The buzz over recently exposed timbers of the “King Philip”, a clipper ship which foundered at Ocean Beach in 1878, got me thinking about San Francisco’s legacy of maritime corpses — especially those which ended up becoming part of the foundation of the city. I’m talking about the ships buried underneath downtown San Francisco.

One way trip

Hordes of souls poured into Yerba Buena (As San Francisco was then known) in pursuit of gold, the vast majority arriving by ship — and for many of these watercraft the Gold Rush proved to be a one-way trip. By the end of 1850 over 500 were floating in the harbor, with countless more arriving every day. Their crews were only human, of course, and — hardly immune to the lust for gold — many simply abandoned ship and headed for the hills. The harbor in Yerba Buena Cove was soon choked with abandoned vessels being scavenged for lumber, rotting, and gradually sinking into the bay, forming the bulk of the landfill upon which modern downtown San Francisco is built.

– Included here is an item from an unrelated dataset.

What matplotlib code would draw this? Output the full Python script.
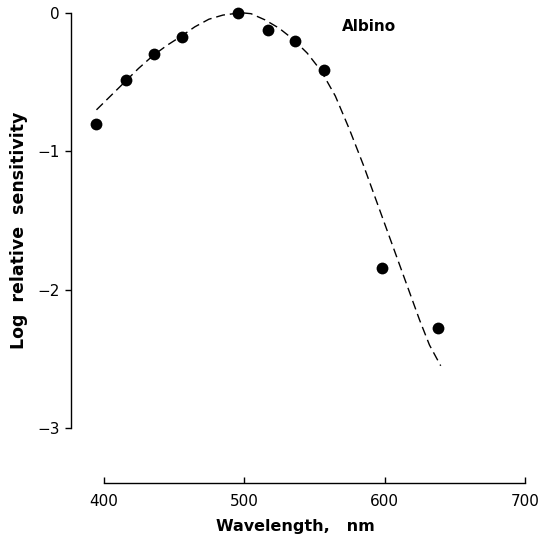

Some ships didn’t sink, and lived second lives as ad hoc shops, hotels or brothels. One of the most famous of these is the Niantic, a ship dragged to the corner of Clay and Sansome in 1849 for use as a hotel. She was buried, burned and built over, finally rediscovered in 1974 during excavation for new construction. A number of artifacts found during that dig, including cases of French champagne, are now on display at the wonderful National Maritime Museum in Aquatic Park.

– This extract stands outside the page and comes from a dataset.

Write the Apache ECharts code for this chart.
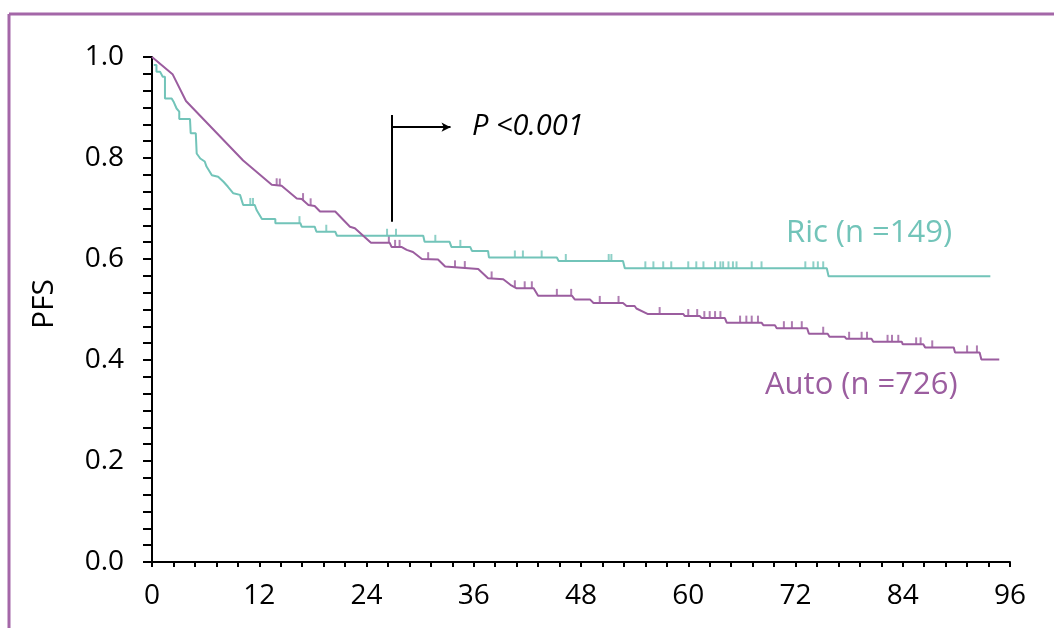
<!DOCTYPE html>
<html>
<head>
<meta charset="utf-8">
<title>PFS</title>
<script src="https://cdn.jsdelivr.net/npm/echarts@6/dist/echarts.min.js"></script>
<style>
    html, body { margin: 0; padding: 0; background: #fff; }
    #chart { width: 1054px; height: 628px; }
</style>
</head>
<body>
<div id="chart"></div>
<script>
    // curve vertices [months, PFS]
    var autoCurve = [
        [0, 1.0], [2.3, 0.966], [3.8, 0.913], [10.2, 0.795], [13.4, 0.747], [14.5, 0.745],
        [16.2, 0.720], [16.75, 0.719], [17.5, 0.707], [18.2, 0.705], [18.8, 0.694], [20.5, 0.694],
        [22.15, 0.664], [22.7, 0.661], [24.5, 0.632], [26.6, 0.632], [26.8, 0.624], [27.9, 0.624],
        [28.5, 0.618], [29.2, 0.614], [30.2, 0.600], [32.0, 0.599], [32.8, 0.585], [36.5, 0.580],
        [37.6, 0.562], [39.3, 0.560], [40.1, 0.549], [40.8, 0.542], [42.7, 0.542], [43.2, 0.527],
        [47.0, 0.527], [47.3, 0.520], [49.0, 0.520], [49.4, 0.513], [52.7, 0.513], [53.1, 0.507],
        [54.0, 0.507], [54.2, 0.502], [55.5, 0.491], [59.45, 0.491], [59.6, 0.487], [61.3, 0.487],
        [61.5, 0.483], [64.1, 0.483], [64.3, 0.474], [68.2, 0.474], [68.4, 0.469], [69.7, 0.469],
        [69.9, 0.463], [73.3, 0.463], [73.5, 0.452], [75.6, 0.452], [75.8, 0.446], [77.5, 0.446],
        [77.7, 0.442], [80.5, 0.442], [80.7, 0.436], [83.9, 0.436], [84.0, 0.431], [86.3, 0.431],
        [86.5, 0.425], [89.7, 0.425], [89.85, 0.415], [92.6, 0.415], [92.8, 0.401], [94.8, 0.401]
    ];
    var ricCurve = [
        [0.2, 0.984], [0.5, 0.984], [0.5, 0.971], [0.9, 0.971], [1.2, 0.961], [1.45, 0.961],
        [1.45, 0.918], [2.2, 0.918], [2.4, 0.912], [2.75, 0.898], [3.05, 0.892], [3.05, 0.877],
        [4.25, 0.877], [4.33, 0.849], [4.9, 0.849], [5.0, 0.809], [5.4, 0.799], [5.9, 0.793],
        [6.1, 0.783], [6.7, 0.766], [7.4, 0.763], [8.0, 0.753], [8.5, 0.743], [9.1, 0.730],
        [9.85, 0.727], [10.2, 0.707], [11.5, 0.707], [11.7, 0.697], [12.3, 0.679], [13.8, 0.679],
        [13.8, 0.671], [16.6, 0.671], [16.75, 0.664], [18.2, 0.664], [18.4, 0.654], [20.5, 0.654],
        [20.7, 0.646], [30.35, 0.646], [30.5, 0.634], [33.3, 0.634], [33.5, 0.624], [35.6, 0.624],
        [35.8, 0.616], [37.6, 0.616], [37.7, 0.603], [45.3, 0.603], [45.5, 0.596], [52.7, 0.596],
        [52.9, 0.5815], [75.5, 0.5815], [75.7, 0.566], [93.8, 0.566]
    ];
    // censoring times (months)
    var autoCensor = [13.95, 14.3, 16.9, 17.75, 26.5, 27.2, 27.7, 30.9, 33.9, 35.0, 38.0, 40.6, 41.7,
        42.5, 45.3, 46.9, 50.1, 52.2, 56.8, 60.0, 61.0, 61.8, 62.4, 63.0, 63.6, 65.8, 66.5, 67.1, 67.8,
        70.7, 71.6, 72.7, 75.1, 78.0, 79.4, 80.0, 82.3, 82.8, 83.5, 85.5, 86.0, 87.3, 91.2, 92.3];
    var ricCensor = [11.0, 11.3, 16.5, 19.5, 26.3, 27.3, 31.7, 34.5, 40.6, 41.5, 43.6, 46.3, 51.1,
        51.4, 55.2, 56.1, 57.2, 58.1, 60.0, 60.9, 61.7, 63.0, 63.6, 63.9, 64.5, 65.0, 65.4, 67.1, 68.2,
        73.1, 74.0, 74.5, 75.1];

    var purple = '#9b5d9f';
    var teal = '#72c4b9';
    var font = '"Open Sans", "Noto Sans", sans-serif';

    // place a censor mark on its curve
    function valueAt(curve, t) {
        for (var i = 1; i < curve.length; i++) {
            if (curve[i][0] >= t) {
                var a = curve[i - 1], b = curve[i];
                if (b[0] === a[0]) return b[1];
                return a[1] + (b[1] - a[1]) * (t - a[0]) / (b[0] - a[0]);
            }
        }
        return curve[curve.length - 1][1];
    }
    function censorPoints(curve, times) {
        var res = [];
        for (var i = 0; i < times.length; i++) {
            res.push([times[i], valueAt(curve, times[i])]);
        }
        return res;
    }

    var chart = echarts.init(document.getElementById('chart'));
    chart.setOption({
        animation: false,
        grid: { left: 152, right: 44, top: 57, bottom: 66 },
        xAxis: {
            type: 'value', min: 0, max: 96, interval: 12,
            axisLine: { lineStyle: { color: '#000', width: 2 } },
            axisTick: { length: 5, lineStyle: { color: '#000', width: 2 } },
            minorTick: { show: true, splitNumber: 5, length: 5, lineStyle: { color: '#000', width: 2 } },
            splitLine: { show: false },
            axisLabel: { color: '#000', fontSize: 28, fontFamily: font, margin: 20 }
        },
        yAxis: {
            type: 'value', min: 0, max: 1, interval: 0.2,
            axisLine: { show: true, lineStyle: { color: '#000', width: 2 } },
            axisTick: { show: true, length: 9, lineStyle: { color: '#000', width: 2 } },
            minorTick: { show: true, splitNumber: 6, length: 9, lineStyle: { color: '#000', width: 2 } },
            splitLine: { show: false },
            axisLabel: {
                color: '#000', fontSize: 28, fontFamily: font, margin: 28,
                formatter: function (v) { return v.toFixed(1); }
            }
        },
        series: [
            {
                name: 'Ric', type: 'line', data: ricCurve, showSymbol: false, silent: true,
                lineStyle: { color: teal, width: 2 }
            },
            {
                name: 'Auto', type: 'line', data: autoCurve, showSymbol: false, silent: true,
                lineStyle: { color: purple, width: 2 },
                markLine: {
                    silent: true, symbol: 'none', label: { show: false },
                    lineStyle: { color: '#000', width: 2, type: 'solid' },
                    data: [
                        [{ coord: [26.8, 0.674] }, { coord: [26.8, 0.885] }],
                        [{ coord: [26.8, 0.861] }, { coord: [33.4, 0.861], symbol: 'arrow', symbolSize: [7, 9] }]
                    ]
                }
            },
            {
                type: 'scatter', data: censorPoints(ricCurve, ricCensor), silent: true,
                symbol: 'rect', symbolSize: [2, 7], symbolOffset: [0, -3.5],
                itemStyle: { color: teal }
            },
            {
                type: 'scatter', data: censorPoints(autoCurve, autoCensor), silent: true,
                symbol: 'rect', symbolSize: [2, 7], symbolOffset: [0, -3.5],
                itemStyle: { color: purple }
            }
        ],
        graphic: [
            { type: 'line', shape: { x1: 9, y1: 14, x2: 1054, y2: 14 }, style: { stroke: '#a467a8', lineWidth: 3 } },
            { type: 'line', shape: { x1: 9, y1: 14, x2: 9, y2: 628 }, style: { stroke: '#a467a8', lineWidth: 3 } },
            {
                type: 'text', x: 44, y: 304, rotation: Math.PI / 2,
                style: { text: 'PFS', font: '30px ' + font, fill: '#000', align: 'center', verticalAlign: 'middle' }
            },
            { type: 'text', left: 472, top: 112, style: { text: 'P <0.001', font: 'italic 29px ' + font, fill: '#000' } },
            { type: 'text', left: 786, top: 218, style: { text: 'Ric (n =149)', font: '31px ' + font, fill: teal } },
            { type: 'text', left: 765, top: 370, style: { text: 'Auto (n =726)', font: '31px ' + font, fill: purple } }
        ]
    });
</script>
</body>
</html>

Unlike the “King Philip”, which has been popping up and drifting back under the sand irregularly since its unceremonious demise, the ships underneath the asphalt and concrete of the modern-day Financial District don’t appear unless we dig. In the old Yerba Buena Cove area you can barely drop a spade under the streets without striking old timber. I peeked over the fence at the excavation for the recent construction at Spear and Howard just to see what I could see, and sure enough — there were the decaying timbers of yet another historic ship. I wasn’t surprised — they are everywhere!

History underfoot

I love walking around the old harbor area knowing that there’s history buried just underneath my boots. But without X-ray vision, how are we to know what’s down there, and where? Well, Ron Filion over at has compiled a close-to-definitive map showing the locations of dozens of ships, as well as the location of the Yerba Buena shoreline back in 1849. It’s a nice hi-res image, great for printing and and taking along for a summer stroll with the ghosts of the maritime 1850s.

On the other hand, if you want to get your feet wet, there are hundreds of ships lying in the waters offshore. For excruciating detail and locations of these wrecks, download the Submerged Cultural Resources Assessment, covering the waters of the Golden Gate Recreation Area, the Farallones, and the Point Reyes seashore. For a trip like this, you’re on your own!